The Church of Sardis

Look Can Be Deceiving

“Write this letter to the angel of the church in Sardis. This is the message from the one who has the sevenfold Spirit of God and the seven stars:

“I know all the things you do, and that you have a reputation for being alive—but you are dead. Wake up! Strengthen what little remains, for even what is left is almost dead. I find that your actions do not meet the requirements of my God.  Go back to what you heard and believed at first; hold to it firmly. Repent and turn to me again. If you don’t wake up, I will come to you suddenly, as unexpected as a thief.  Yet there are some in the church in Sardis who have not soiled their clothes with evil. They will walk with me in white, for they are worthy. All who are victorious will be clothed in white. I will never erase their names from the Book of Life, but I will announce before my Father and his angels that they are mine.  “Anyone with ears to hear must listen to the Spirit and understand what he is saying to the churches.

 

Sardis was a very loose-living and immoral society.

William Barclay calls Sardis  “…a city of the decadence”.

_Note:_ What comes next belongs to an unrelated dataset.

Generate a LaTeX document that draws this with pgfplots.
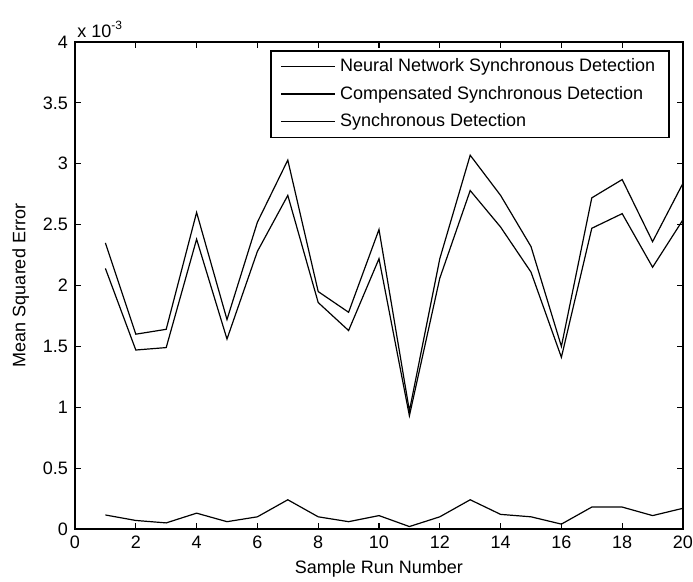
\documentclass[border=0pt]{standalone}
\usepackage{pgfplots}
\pgfplotsset{compat=1.18}
\usepackage{fontspec}
\setmainfont{Liberation Sans}
\begin{document}
\begin{tikzpicture}
\begin{axis}[
    name=ax,
    scale only axis,
    width=304pt, height=243.5pt,
    xmin=0, xmax=20,
    ymin=0, ymax=0.004,
    xtick={0,2,...,20},
    ytick={0,0.0005,...,0.0041},
    tick align=inside,
    major tick length=3pt,
    xtick pos=both, ytick pos=both,
    axis line style={line width=0.8pt},
    tick style={line width=0.6pt, black},
    scaled y ticks=base 10:3,
    ytick scale label code/.code={x 10\textsuperscript{#1}},
    every y tick scale label/.style={at={(rel axis cs:0,1)}, anchor=south west, inner sep=1pt, yshift=1pt},
    /pgf/number format/assume math mode=true,
    ticklabel style={font=\fontsize{9}{10}\selectfont},
    xlabel={Sample Run Number},
    ylabel={Mean Squared Error},
    label style={font=\fontsize{9}{10}\selectfont},
    xlabel style={yshift=1pt},
    ylabel style={yshift=0pt},
    legend style={at={(0.9786,0.9836)}, anchor=north east, font=\fontsize{9}{11}\selectfont,
        draw=black, line width=0.8pt, inner xsep=5pt, inner ysep=2pt, row sep=1.6pt},
    legend cell align=left,
    legend image code/.code={\draw[line width=0.6pt,black] (0cm,0cm) -- (0.95cm,0cm);},
]

\addplot[black, line width=0.6pt] coordinates {
(1,0.000115)(2,0.00007)(3,0.00005)(4,0.00013)(5,0.00006)(6,0.0001)(7,0.00024)(8,0.0001)(9,0.00006)(10,0.00011)
(11,0.00002)(12,0.0001)(13,0.00024)(14,0.00012)(15,0.0001)(16,0.00004)(17,0.00018)(18,0.00018)(19,0.00011)(20,0.00017)
};

\addplot[black, line width=0.6pt] coordinates {
(1,0.00214)(2,0.00147)(3,0.00149)(4,0.00238)(5,0.00156)(6,0.00228)(7,0.00274)(8,0.00186)(9,0.00163)(10,0.00222)
(11,0.00093)(12,0.00206)(13,0.00278)(14,0.00248)(15,0.00211)(16,0.00141)(17,0.00247)(18,0.00259)(19,0.00215)(20,0.00254)
};

\addplot[black, line width=0.6pt] coordinates {
(1,0.00235)(2,0.0016)(3,0.00164)(4,0.0026)(5,0.00172)(6,0.00252)(7,0.00303)(8,0.00195)(9,0.00178)(10,0.00246)
(11,0.00097)(12,0.00222)(13,0.00307)(14,0.00274)(15,0.00232)(16,0.0015)(17,0.00272)(18,0.00287)(19,0.00236)(20,0.00284)
};

\legend{Neural Network Synchronous Detection, Compensated Synchronous Detection, Synchronous Detection}
\end{axis}
\pgfresetboundingbox
\path[use as bounding box] (ax.south west) ++(-37.5pt,-26.5pt) rectangle ++(346.5pt,291pt);
\end{tikzpicture}
\end{document}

He also says this in describing the church at Sardis: “The church of Sardis was at peace – but it was the peace of the dead.”

What is interesting about Sardis is that it was built high on a hill and was very difficult to overtake by force.  The reason it was overtaken by attacking armies was not by overwhelming force but by overconfidence.  This “overconfidence” caused those in Sardis to stop being watchful.

I came across this devotional from Rick Renner, and here is a little of what he had to say:

“Unfortunately, the city of Sardis is like so many of us. We become so busy with life, so tossed about by everyday cares, or perhaps so confident of our own abilities, that we become unaware of our own spiritual need. We go on in life as though we have no need to deal with the foundations of our lives, not realizing that tiny cracks are starting to form.

This kind of negligent thinking is usually accompanied by prayerlessness and insensitivity to the Spirit of God. A Christian who is too busy to get into the Presence of God is a Christian who will soon find himself in trouble, just like the city of Sardis.”

Similar to what Paul mentions in 1 Corinthians 10:12

Therefore let the one who thinks he stands firm [immune to temptation, being overconfident and self-righteous], take care that he does not fall [into sin and condemnation].

We need to be watchful and tend to our hearts.

Notice the phrase I highlighted from Revelation….Wake Up!!

This is what Jesus tells us to do:  Awaken from our slumber.  Quit putting our Christianity on cruise control.  Quit looking and judging ourselves by what we are doing, but make sure what we do is an overflow of a close relationship with Jesus.

Let’s not forget whose we are.  Let us not get too busy with our lives, even our church lives, that we don’t rest in the knowledge of who God is and what He has done for us.

Sometimes it does us well to get back to the basics:

God loves you.  The first truth we taught our kids about God.  And in the busyness of life, we sometimes forget the basics.

GOD…..LOVES…..YOU.

As we go today and this weekend, let’s wake up to the fact that God loves us.  That God yearns for a true, genuine relationship with YOU!!  What a comforting thought.

At VBS this week, the first night the kids were taught the simple fact that Jesus Knows Who I Really Am.

And guess what?  He loves you!!

So let’s wake up and not take our relationship with God for granted!